A. I get my high from creating something totally from scratch, that which is out of the ordinary, and only my perspective for the world to view. I so love the fact that we work with ideas that are not really tangible or visible, if you get the drift. My Sapna Cinema collection got inspired by Dreamscapes, and Technicolor dreams. The Adventure of Captain Must! Qalander was my imaginary retrofuturistic flying motorised ant travelling through time and space on his time machine, VDO Gaga. This collection was so metafictional and surrealistic that it broke many conformist boundaries in the design dimensional spheres.

Q. What inspired you to design for Godrej?

A. I had just launched my new line called Goodluck Irani Café when the team from Godrej got in touch with me to design decals for their white goods and interior décor accessories. Godrej fits into the refreshing and cool space that India is in, currently. I recognise this brand from my growing up days as it helps me connect with everyday life.

 Q. How do you define kitsch in your world of bohemian fashion?

A. Kitsch is ‘India’ in its people, crows and cows, its nooks and crannies, and idiosyncrasies. It defines anti-fashion, in a cohesive world with diverse ideas to co-exist, with art and design to work as a collaborative medium. I have a special love for it, and with some others in my fraternity that have helped change the definition of Kitsch. It is now the hottest rage for fashion and home décor styling. It has found recognition. Unconventional and alternative fashion is now bang up to date.

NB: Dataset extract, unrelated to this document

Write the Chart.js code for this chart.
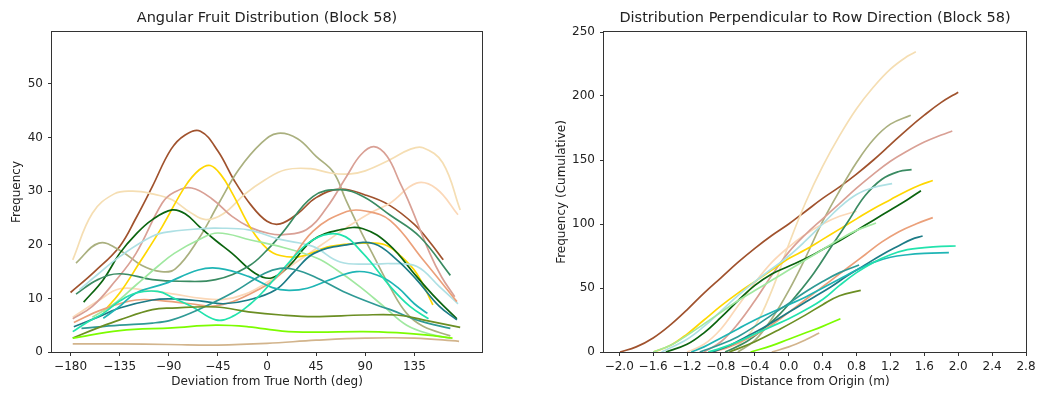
<!DOCTYPE html>
<html>
<head>
<meta charset="utf-8">
<script src="https://cdn.jsdelivr.net/npm/chart.js@4.4.0/dist/chart.umd.min.js"></script>
<style>
  html, body { margin: 0; padding: 0; background: #fff; }
  #wrap { position: relative; width: 1054px; height: 394px; }
  .panel { position: absolute; top: 0; width: 527px; height: 394px; }
</style>
</head>
<body>
<div id="wrap">
  <div class="panel" style="left:0"><canvas id="angular" width="527" height="394"></canvas></div>
  <div class="panel" style="left:527px"><canvas id="perp" width="527" height="394"></canvas></div>
</div>
<script>
// ---- Angular distribution: [deviation (deg), frequency] per tree ----
const angSienna = [[-180,11.1],[-158,15],[-135,19.7],[-120,25],[-105,30.9],[-88,37.8],[-75,40.5],[-61,41.2],[-45,37.5],[-30,32],[-15,27.5],[0,24.4],[12,23.9],[28,25.8],[45,28.8],[67,30.4],[90,29.3],[112,27.4],[135,23.8],[150,20.3],[161.5,17.2]];
const angKhaki = [[-175,16.6],[-154,20.3],[-135,19],[-115,16.2],[-97,15],[-84,15.5],[-63,21],[-44,27.8],[-26,34],[-5,39],[10,40.8],[28,39.8],[45,36.5],[61,33.5],[72,28.5],[86,22.5],[98,17.8],[113,12],[128,7.2],[143,4.8],[168,3]];
const angWheat = [[-178,17.2],[-160,25.9],[-140,29.5],[-123,30],[-105,29.5],[-87,28.4],[-70,26],[-56,24.7],[-40,25.8],[-20,29.5],[-2,32.1],[17,34],[40,34.2],[58,33.4],[75,33.2],[90,33.8],[113,35.9],[131,37.8],[143,38.1],[161,35.3],[177,26.5]];
const angPeach = [[-178,6.5],[-155,9.5],[-135,11.8],[-110,11.5],[-85,10.8],[-60,10],[-40,9.8],[-20,10.8],[0,13],[25,16.5],[50,20],[75,23.5],[95,26],[113,27.8],[137,31.5],[155,30.5],[175,25.6]];
const angPink = [[-178,6.2],[-160,8.5],[-140,13],[-120,18.4],[-96,27.8],[-85,29.8],[-69,30.6],[-50,28.5],[-32,25.3],[-15,23.2],[2,22.1],[15,21.9],[36,22.8],[55,27],[73,32.8],[86,36.8],[98,38.3],[110,36.5],[122,31.5],[131,27.5],[149,18.5],[160,14],[172,10.3]];
const angGold = [[-150,7.5],[-135,11],[-117,16.6],[-96,23.4],[-75,30.9],[-62,34],[-52,34.8],[-42,33],[-32,29.7],[-14,22.8],[0,19.3],[12,18],[30,17.8],[58,19.7],[88,20.3],[108,20],[122,18],[137,14.7],[152,8.8]];
const angDarkGreen = [[-168,9.3],[-150,13.5],[-135,18.4],[-120,22],[-105,24.7],[-87,26.5],[-75,25.8],[-62,23.4],[-47,20.8],[-32,18.4],[-11,14.7],[4,13.8],[20,16],[42,20.9],[67,22.8],[88,23],[112,20],[137,14.1],[155,10],[174,6.2]];
const angSeaGreen = [[-175,10.8],[-155,13.5],[-135,14.6],[-105,13.5],[-80,13.2],[-47,13.5],[-17,16],[0,19],[14,22.2],[42,29],[67,30.3],[88,29],[113,25.5],[140,21.5],[168,14.3]];
const angPaleTurq = [[-172,11.6],[-155,14.5],[-135,17.8],[-105,21.6],[-87,22.5],[-60,23],[-47,23.1],[-17,22.8],[12,21],[42,19.7],[67,16.8],[97,16.4],[113,16.5],[137,16],[158,12.2],[175,9]];
const angLightGreen = [[-160,6.5],[-140,9],[-120,12.5],[-100,16],[-85,18.4],[-63,20.9],[-45,22.2],[-15,20.9],[15,19.5],[46,17.5],[64,15.3],[85,12.2],[107,8.5],[128,5],[150,3.3],[168,2.6]];
const angSandy = [[-177,5.5],[-151,7.9],[-120,9.7],[-93,9.5],[-70,9],[-47,8.6],[-17,10.7],[12,14.5],[42,22.5],[73,26.2],[90,26.3],[113,24.5],[143,17.2],[174,9.4]];
const angTealA = [[-150,6.3],[-135,8.5],[-120,11],[-93,12.8],[-63,15.3],[-44,15.6],[-17,14.1],[5,12],[20,11.5],[37,11.9],[58,13.5],[82,15],[104,14.1],[120,12],[135,9],[147,7.2]];
const angTealB = [[-170,4.4],[-135,5],[-105,5.4],[-87,6],[-63,7.9],[-32,11],[-2,14.7],[12,15.6],[25,15.4],[43,14.1],[73,11],[104,8.5],[113,7.9],[140,5.8],[168,4.4]];
const angTealC = [[-177,4.7],[-155,6.5],[-135,8.2],[-105,9.7],[-87,9.9],[-60,9.5],[-40,9],[-17,9.7],[8,11.6],[25,15],[43,18.4],[73,20],[98,20.2],[119,17.2],[137,13.5],[158,8.5],[174,6]];
const angTealD = [[-178,3.8],[-165,5.5],[-150,7.2],[-135,9.5],[-120,11],[-100,11.3],[-85,10],[-69,8.5],[-47,6],[-32,6.6],[-15,9],[-2,11.6],[17,16],[42,20.9],[67,21.9],[88,18.4],[113,12.2],[131,8.5],[148,6.2]];
const angOlive = [[-178,2.6],[-155,4.5],[-135,6],[-105,7.9],[-87,8.2],[-47,8.4],[-17,7.5],[13,6.9],[43,6.6],[88,6.9],[119,6.9],[143,6],[177,4.6]];
const angLawn = [[-178,2.6],[-135,4],[-87,4.5],[-47,5],[-17,4.7],[14,3.9],[43,3.7],[88,3.8],[119,3.6],[145,3.2],[170,2.6]];
const angTan = [[-178,1.5],[-135,1.5],[-90,1.4],[-45,1.3],[0,1.6],[45,2.2],[90,2.6],[135,2.6],[176,2.0]];

// ---- Cumulative counts across the row: [distance (m), cumulative frequency] ----
const cumSienna = [[-1.99,0],[-1.8,4],[-1.6,11],[-1.4,21],[-1.2,33],[-1.0,46],[-0.8,58],[-0.6,70],[-0.4,81],[-0.2,91],[0,100],[0.2,110],[0.4,120],[0.6,129],[0.8,139],[1.0,150],[1.2,162],[1.4,174],[1.6,185],[1.8,195],[2.0,203]];
const cumKhaki = [[-0.6,0],[-0.4,9],[-0.2,26],[0,48],[0.2,74],[0.4,102],[0.6,126],[0.8,148],[1.0,166],[1.2,178],[1.44,185]];
const cumWheat = [[-0.75,0],[-0.6,5],[-0.4,20],[-0.2,48],[0,84],[0.2,117],[0.4,145],[0.6,169],[0.8,190],[1.0,207],[1.2,221],[1.4,231],[1.5,234.5]];
const cumPeach = [[-1.2,0],[-1.0,6],[-0.8,18],[-0.6,36],[-0.4,54],[-0.2,70],[0,82],[0.2,92],[0.4,100],[0.6,106],[0.8,110]];
const cumPink = [[-1.0,0],[-0.8,8],[-0.6,22],[-0.4,40],[-0.2,60],[0,78],[0.2,92],[0.4,104],[0.6,116],[0.8,128],[1.0,139],[1.2,149],[1.4,157],[1.6,164],[1.8,169.5],[1.93,172.7]];
const cumGold = [[-1.6,0],[-1.4,5],[-1.2,14],[-1.0,25],[-0.8,36],[-0.6,46],[-0.4,55],[-0.2,64],[0,73],[0.2,80],[0.4,88],[0.6,96],[0.8,104],[1.0,112],[1.2,119],[1.4,126],[1.55,130.5],[1.7,134]];
const cumDarkGreen = [[-1.45,0],[-1.2,6],[-1.0,15],[-0.8,27],[-0.6,40],[-0.4,52],[-0.2,61],[0,67],[0.2,73],[0.4,80],[0.6,87],[0.8,95],[1.0,103],[1.2,111],[1.4,119],[1.56,126]];
const cumSeaGreen = [[-0.75,0],[-0.5,8],[-0.3,18],[-0.1,30],[0.1,45],[0.3,62],[0.5,82],[0.7,102],[0.9,122],[1.1,135],[1.3,141],[1.45,142.5]];
const cumPaleTurq = [[-1.5,0],[-1.2,10],[-1.0,20],[-0.8,32],[-0.6,44],[-0.4,55],[-0.2,65],[0,75],[0.2,87],[0.4,100],[0.6,113],[0.8,123],[1.0,128.5],[1.22,131.5]];
const cumLightGreen = [[-1.6,0],[-1.4,5],[-1.2,13],[-1.0,22],[-0.8,31],[-0.6,40],[-0.4,48],[-0.2,56],[0,64],[0.2,72],[0.4,80],[0.6,88],[0.8,95],[1.03,100.8]];
const cumSandy = [[-0.9,0],[-0.7,4],[-0.5,10],[-0.3,17],[-0.1,26],[0.1,36],[0.3,46],[0.5,56],[0.7,66],[0.9,76],[1.1,86],[1.3,94],[1.5,100],[1.7,105]];
const cumTealA = [[-1.15,0],[-1.0,4],[-0.8,11],[-0.6,18],[-0.4,25],[-0.2,31],[0,37],[0.2,43],[0.4,50],[0.6,57],[0.8,64],[1.0,70],[1.2,74],[1.4,76],[1.6,77],[1.89,77.6]];
const cumTealB = [[-1.05,0],[-0.8,6],[-0.6,12],[-0.4,20],[-0.2,29],[0,38],[0.2,47],[0.4,55],[0.6,62],[0.83,68]];
const cumTealC = [[-0.9,0],[-0.7,5],[-0.5,12],[-0.3,19],[-0.1,27],[0.1,35],[0.3,43],[0.5,51],[0.7,60],[0.9,68],[1.1,76],[1.3,83],[1.45,88],[1.58,90.6]];
const cumTealD = [[-0.95,0],[-0.8,3],[-0.6,8],[-0.4,14],[-0.2,20],[0,26],[0.2,33],[0.4,41],[0.6,52],[0.8,62],[1.0,70],[1.2,76],[1.4,80],[1.6,81.5],[1.8,82.5],[1.97,82.8]];
const cumOlive = [[-0.7,0],[-0.4,8],[-0.1,18],[0.2,29],[0.4,37],[0.6,44],[0.85,48.2]];
const cumLawn = [[-0.45,0],[-0.2,5],[0,10],[0.2,15],[0.4,20],[0.61,26]];
const cumTan = [[-0.2,0],[0,4],[0.2,9.5],[0.36,14.8]];

// ---- Tick labels ----
const angleTicks = [-180, -135, -90, -45, 0, 45, 90, 135];
const freqTicks = [0, 10, 20, 30, 40, 50];
const distTicks = [-2.0, -1.6, -1.2, -0.8, -0.4, 0.0, 0.4, 0.8, 1.2, 1.6, 2.0, 2.4, 2.8];
const cumTicks = [0, 50, 100, 150, 200, 250];

// ---- Per-tree line colours (same tree, same colour in both panels) ----
const trees = [
  { ang: angTan,        cum: cumTan,        color: '#d2b48c' },
  { ang: angLawn,       cum: cumLawn,       color: '#7cfc00' },
  { ang: angOlive,      cum: cumOlive,      color: '#6b8e23' },
  { ang: angTealB,      cum: cumTealB,      color: '#2f9a95' },
  { ang: angTealD,      cum: cumTealD,      color: '#22e3ad' },
  { ang: angTealA,      cum: cumTealA,      color: '#1fb5b5' },
  { ang: angTealC,      cum: cumTealC,      color: '#1c7b86' },
  { ang: angSandy,      cum: cumSandy,      color: '#eba07a' },
  { ang: angLightGreen, cum: cumLightGreen, color: '#a0e8a0' },
  { ang: angPaleTurq,   cum: cumPaleTurq,   color: '#aee0e4' },
  { ang: angSeaGreen,   cum: cumSeaGreen,   color: '#3a8b62' },
  { ang: angDarkGreen,  cum: cumDarkGreen,  color: '#0b640f' },
  { ang: angGold,       cum: cumGold,       color: '#ffd700' },
  { ang: angPink,       cum: cumPink,       color: '#d9a095' },
  { ang: angPeach,      cum: cumPeach,      color: '#fbd8b8' },
  { ang: angWheat,      cum: cumWheat,      color: '#f5deb3' },
  { ang: angKhaki,      cum: cumKhaki,      color: '#aab07f' },
  { ang: angSienna,     cum: cumSienna,     color: '#a0522d' }
];

const FONT = 'DejaVu Sans';
const TEXT = '#222';
const signed = v => (v < 0 ? '\u2212' : '') + Math.abs(v);
const signed1 = v => (v < -1e-9 ? '\u2212' : '') + Math.abs(v).toFixed(1);

// full rectangular frame around the plotting area
const framePlugin = {
  id: 'frame',
  afterDraw(chart) {
    const a = chart.chartArea, ctx = chart.ctx;
    ctx.save();
    ctx.strokeStyle = '#333';
    ctx.lineWidth = 1;
    ctx.strokeRect(Math.round(a.left) - 0.5, Math.round(a.top) - 0.5,
                   Math.round(a.right - a.left) + 1, Math.round(a.bottom - a.top) + 1);
    ctx.restore();
  }
};

function toXY(pairs) { return pairs.map(p => ({ x: p[0], y: p[1] })); }

function makeDatasets(key) {
  return trees.map(t => ({
    data: toXY(t[key]),
    borderColor: t.color,
    borderWidth: 1.7,
    pointRadius: 0,
    fill: false,
    tension: 0.4
  }));
}

function axis(opts) {
  return {
    type: 'linear',
    min: opts.min, max: opts.max,
    afterBuildTicks: s => { s.ticks = opts.ticks.map(v => ({ value: v })); },
    afterFit: opts.fit,
    ticks: {
      font: { family: FONT, size: 12 }, color: TEXT, padding: opts.pad,
      maxRotation: 0, autoSkip: false, callback: opts.fmt
    },
    grid: { display: true, drawOnChartArea: false, drawTicks: true, tickLength: 4, color: '#333' },
    border: { display: false },
    title: {
      display: true, text: opts.title, color: TEXT,
      font: { family: FONT, size: 12 }, padding: opts.titlePad
    }
  };
}

function makeChart(id, key, title, xOpts, yOpts, padRight) {
  return new Chart(document.getElementById(id), {
    type: 'line',
    data: { datasets: makeDatasets(key) },
    options: {
      responsive: false,
      animation: false,
      events: [],
      layout: { padding: { left: 0, right: padRight, top: 0, bottom: 0 } },
      plugins: {
        legend: { display: false },
        tooltip: { enabled: false },
        title: {
          display: true, text: title, color: TEXT, fullSize: false,
          font: { family: FONT, size: 14.5, weight: 'normal', lineHeight: 1.2 },
          padding: { top: 9.3, bottom: 5.3 }
        }
      },
      scales: { x: axis(xOpts), y: axis(yOpts) }
    },
    plugins: [framePlugin]
  });
}

makeChart('angular', 'ang', 'Angular Fruit Distribution (Block 58)',
  { min: -197, max: 197, ticks: angleTicks, fmt: v => signed(v), pad: 3.5,
    fit: s => { s.height = 42; }, title: 'Deviation from True North (deg)', titlePad: { top: 0, bottom: 5 } },
  { min: 0, max: 59.7, ticks: freqTicks, fmt: v => String(v), pad: 5,
    fit: s => { s.width = 52; }, title: 'Frequency', titlePad: { top: 9.5, bottom: 0 } },
  45);

makeChart('perp', 'cum', 'Distribution Perpendicular to Row Direction (Block 58)',
  { min: -2.18, max: 2.8, ticks: distTicks, fmt: v => signed1(v), pad: 3.5,
    fit: s => { s.height = 42; }, title: 'Distance from Origin (m)', titlePad: { top: 0, bottom: 5 } },
  { min: 0, max: 250, ticks: cumTicks, fmt: v => String(v), pad: 5,
    fit: s => { s.width = 77; }, title: 'Frequency (Cumulative)', titlePad: { top: 27.5, bottom: 0 } },
  28);
</script>
</body>
</html>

Q. As a game changer, doing a limited edition line for Harley Davidson must have been hugely challenging. Do tell us your experience with this.

A. It was a very novel concept for me as I had to explore the world of biking, which I had zero idea about. From start to finish, Harley, the colossus motorbike, a Godzilla on the roads, had me going retro funky painting the murals, designing bike apparel using my mind space, with all its collateral experience with psychedelics. HD the brand is distinctive in its individualistic glory. I had a fantastic time working with them.

 Q. What inspired you to start your sustainable clothing design line, ‘Madam Marigold’?

A. Fashion is one of the largest contributing pollutants of the environment and our ecological system. Look at what is happening in the world at the hands of careless humans. It is important to be aware of excessive consumerism and the repercussions that are creating havoc on our planet. This has pushed me towards proactively learning about sustainability in fashion and to bring in practices that help reduce the carbon footprint. For years I have been working on handlooms and Indian crafts, and along the way I have instituted my brand ‘Madam Marigold’. My principles retain the ideology that fashion must be responsible where there is no wastage or uncontrolled buying. As an eco-activist and a responsible member of the fashion fraternity, I am sensitive to defining ethical development in the design processes.

We try to use natural resources as much as possible. We make our dyes from natural materials like onion peels, flower petals, cinnamon, turmeric, tree barks and fruits. The leftover waste from the dye-making process is composted back into the soil. Having seen natural practices at our farm, this came easy to me. Creating natural manure: compost, knowing its importance for plants’ health, working hands-on in our mango orchards enabled me to enjoy gardening. It’s such a joy to provide green solutions with my homegrown terrariums and potted plants. The green shift reflects in my very being and I feel strongly about saving the planet.

 Q. Have you been experimenting lately with quirky style storyboards?

 A. I recently did a collaboration with Milind Soman, designing an active wear leisure line for Deivee, simply with the intention of getting women to get out of their homes to run. Running, as we know, is a vital part of Milind’s life, and by default he has committed himself to alluring people towards fitness. We came up with the idea of making the “running sari” so that women who don’t feel comfortable wearing fitted lycra leggings and body-hugging sporty tops can also find motivation to get out of their homes and exercise. I had a great time working with him. He is a creative man and I loved his energy. On a fun note, every time he would come to my office, my team would be too star-struck!